-- Почему?! - изумился я.

-- Потому что она дает слишком много "готовых слов". Чужой, слишком хорошо изученный талант давит, рождает подражательность, отодвигает на задний план собственную оригинальность. Все будут приходить "готовые слова" в голову. А свою мысль надо говорить своими словами.

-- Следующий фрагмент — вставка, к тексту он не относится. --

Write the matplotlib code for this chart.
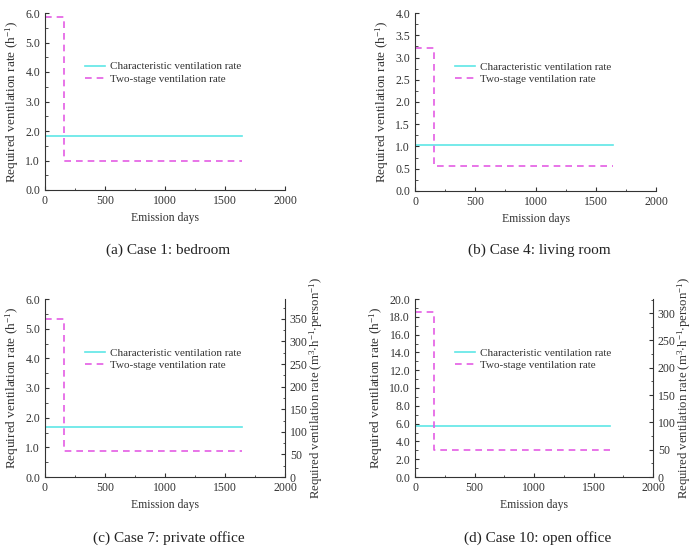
import matplotlib
matplotlib.use("Agg")
import matplotlib.pyplot as plt
from matplotlib.ticker import MultipleLocator

plt.rcParams["font.family"] = ["Liberation Serif", "DejaVu Serif"]
plt.rcParams["mathtext.fontset"] = "custom"
plt.rcParams["mathtext.rm"] = "Liberation Serif"
plt.rcParams["mathtext.default"] = "regular"

# data
switch_day = 160
end_day = 1640
captions = ["(a) Case 1: bedroom", "(b) Case 4: living room",
            "(c) Case 7: private office", "(d) Case 10: open office"]
char_rate = [1.82, 1.04, 1.68, 5.7]
stage1_rate = [5.85, 3.21, 5.31, 18.5]
stage2_rate = [1.0, 0.57, 0.89, 3.0]
y_max = [6.0, 4.0, 6.0, 20.0]
y_major = [1.0, 0.5, 1.0, 2.0]
# right axis (per person) max, None = no right axis
right_max = [None, None, 394, 326]

cyan = "#5ee6e6"
magenta = "#e45ce4"

fig = plt.figure(figsize=(6.94, 5.51), dpi=100)
W, H = 694, 551
# axes boxes in pixels: left, top, right, bottom
boxes = [(45, 13, 285, 190), (415, 13, 656, 191),
         (45, 299, 285, 477), (415, 299, 653, 477)]

for i in range(4):
    l, t, r, b = boxes[i]
    ax = fig.add_axes([l / W, 1 - b / H, (r - l) / W, (b - t) / H])
    ax.plot([0, end_day], [char_rate[i], char_rate[i]], color=cyan, lw=1.2,
            label="Characteristic ventilation rate")
    ax.plot([0, switch_day, switch_day, end_day],
            [stage1_rate[i], stage1_rate[i], stage2_rate[i], stage2_rate[i]],
            color=magenta, lw=1.2, linestyle=(0, (4, 3)),
            label="Two-stage ventilation rate")
    ax.set_xlim(0, 2000)
    ax.set_ylim(0, y_max[i])
    ax.xaxis.set_major_locator(MultipleLocator(500))
    ax.xaxis.set_minor_locator(MultipleLocator(250))
    ax.yaxis.set_major_locator(MultipleLocator(y_major[i]))
    ax.yaxis.set_minor_locator(MultipleLocator(y_major[i] / 2))
    ax.yaxis.set_major_formatter(plt.FormatStrFormatter("%.1f"))
    ax.spines["top"].set_visible(False)
    ax.spines["right"].set_visible(False)
    for s in ["left", "bottom"]:
        ax.spines[s].set_color("#333333")
    ax.tick_params(which="both", direction="in", labelsize=8.5, colors="#333333")
    ax.tick_params(which="major", length=3)
    ax.tick_params(which="minor", length=1.8)
    ax.set_xlabel("Emission days", fontsize=8.5, color="#333333")
    ax.set_ylabel("Required ventilation rate (h$^{-1}$)", fontsize=9.5,
                  color="#333333", labelpad=3)
    ax.legend(loc="upper left", bbox_to_anchor=(0.167, 0.725), frameon=False,
              fontsize=8, borderpad=0, borderaxespad=0, handlelength=1.8,
              handletextpad=0.45, labelspacing=0.25, labelcolor="#333333")

    if right_max[i] is not None:
        ax2 = ax.twinx()
        ax2.set_ylim(0, right_max[i])
        ax2.yaxis.set_major_locator(MultipleLocator(50))
        ax2.yaxis.set_minor_locator(MultipleLocator(25))
        ax2.spines["top"].set_visible(False)
        ax2.spines["left"].set_visible(False)
        ax2.spines["bottom"].set_visible(False)
        ax2.spines["right"].set_color("#333333")
        ax2.tick_params(which="both", direction="in", labelsize=8.5, colors="#333333")
        ax2.tick_params(which="major", length=3)
        ax2.tick_params(which="minor", length=1.8)
        ax2.set_ylabel(r"Required ventilation rate (m$^{3}$$\cdot$h$^{-1}$$\cdot$person$^{-1}$)",
                       fontsize=9.2, color="#333333", labelpad=0)

    cap_y = 1 - (250 if i < 2 else 538) / H
    fig.text((l + r) / 2 / W + 0.005, cap_y, captions[i], ha="center", va="center",
             fontsize=11, color="#222222")

fig.savefig("out.png", dpi=100)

Из русских писателей Дорошевич больше всех любил Гоголя. Художественные его произведения знал наизусть, от первого до последнего слова. В "Переписку с друзьями" и "Авторскую исповедь", конечно, и не заглядывал, как и все мы, тогдашняя молодежь, во многих грехах и пороках повинная, только не в лицемерии позднейших бого-строительств, богоискательств и сопряженного с ними разнообразного ханжества. Этою оговоркою я вовсе не хочу сказать, чтобы Влас не был религиозен. Напротив. Религиозные начала были в нем заложены еще в раннем детстве его приемными родителями - и очень прочно. Даже до твердости в обряде. Так, например, проходя или проезжая мимо церкви, Влас, среди какого бы то ни было оживленного разговора и в каком бы обществе ни находился, никогда не забывал снять шляпу и перекреститься. Любил зайти в часовню "к Иверской" и свечу поставить. Говел великим постом в Симоновском монастыре, восхищаясь шмелиным гудением басового унисона монахов. И все это - с искренностью, не опасавшеюся даже насмешек со стороны свободомыслящего товарищества. Ведь для нас, "восьмидесятников", религия была выветренным, пустым местом, историческим недоразумением, бытовым пережитком. Насмешники, пожалуй, могли бы ловить Власа на непоследовательности и "пиявить" (любимое словцо Дорошевича) его, припоминая кое-какие остроты и красные словца, которые он иной раз под веселую руку пускал хотя бы о той же Иверской. Но ведь Влас был русский, чрезвычайно русский человек, а таково уж свойство анархической русской религиозности: глубина веры - пучина бездонная, но на бережку у пучины сидит насмешливый скептик-чертик и нет-нет да и соблазнит насквернословить такого, что у суровых благочестивых от ужаса глаза на лоб лезут и волосы встают дыбом.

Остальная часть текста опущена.